Hick's and ******** are different. *******'s get tattoos like the one pictured. Hicks laugh about it.


----------



## bowhunt3r4l1f3 (Jan 12, 2011)

Dustin, is that Greg? That's freaking ridiculous looking! haha


----------



## OKEE (Jan 3, 2008)

Ouch ! I'm sure when its finished she we be sporting a bigger rack then what is on her head.
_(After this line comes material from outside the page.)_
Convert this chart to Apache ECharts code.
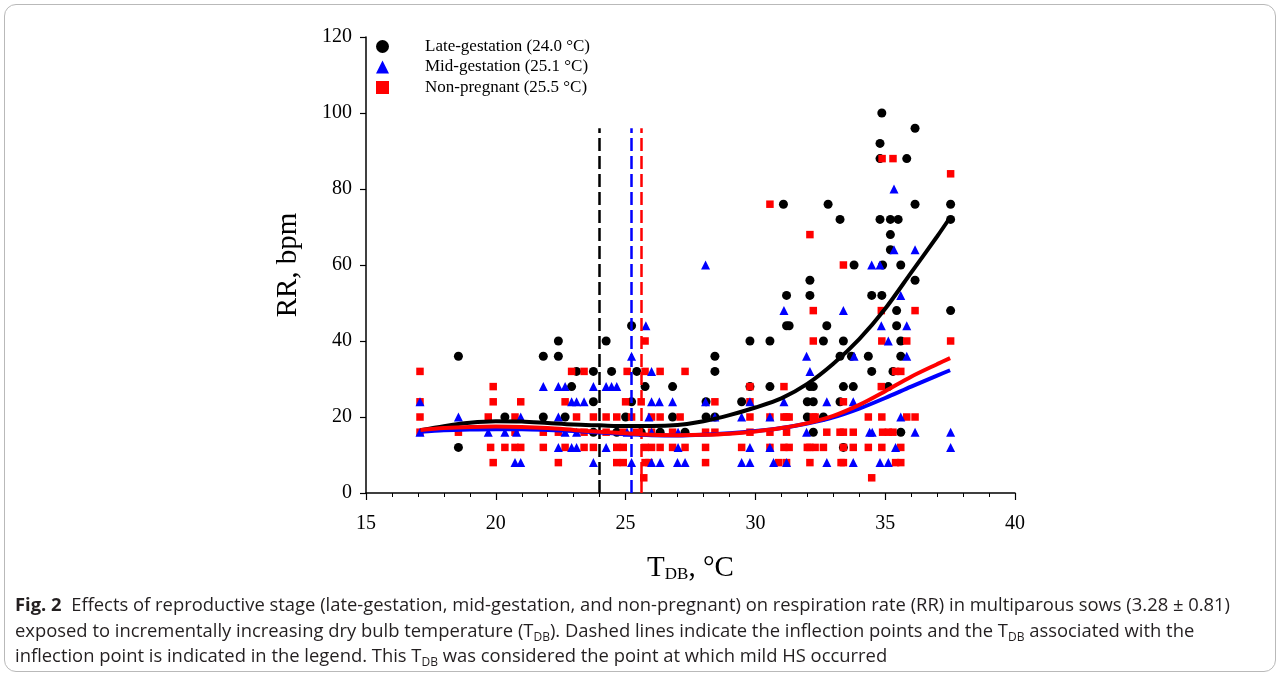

He is going to finish it isn't he?


----------



## alpinebowman (Sep 24, 2007)

He could have at least gone for a chick with a big rack.


----------



## 12many (Apr 14, 2008)

WOW :shock:


----------



## Bowdacious (Sep 16, 2007)

Ha ha ha ha....one of the dumbest tattoos I've ever seen in my life!!!


----------



## Bo0YaA (Sep 29, 2008)

Not to mention the guy calling himself a tattoo "artist" wonder how many tokes on the pipe he had before starting it lol.


----------



## LostLouisianian (Oct 11, 2010)

Looks like someone's been off the meds too long...8)


----------



## ddhunter (Jul 17, 2011)

That's the new prototype for "be the decoy"!!!


----------



## Dunkem (May 8, 2012)

Groganite said:


> Lol buddies new tatt, well at least the outline.


Uh,thats different:-?


----------



## katorade (Sep 23, 2007)

That tat is amazing! Wow, way creative and artistic! Stay positive fellas, atleast its not your back!


----------



## Groganite (Nov 14, 2012)

lol he asked for a "pin-up" archery girl.... I kinda think he got more than what he bargained for :shock:


----------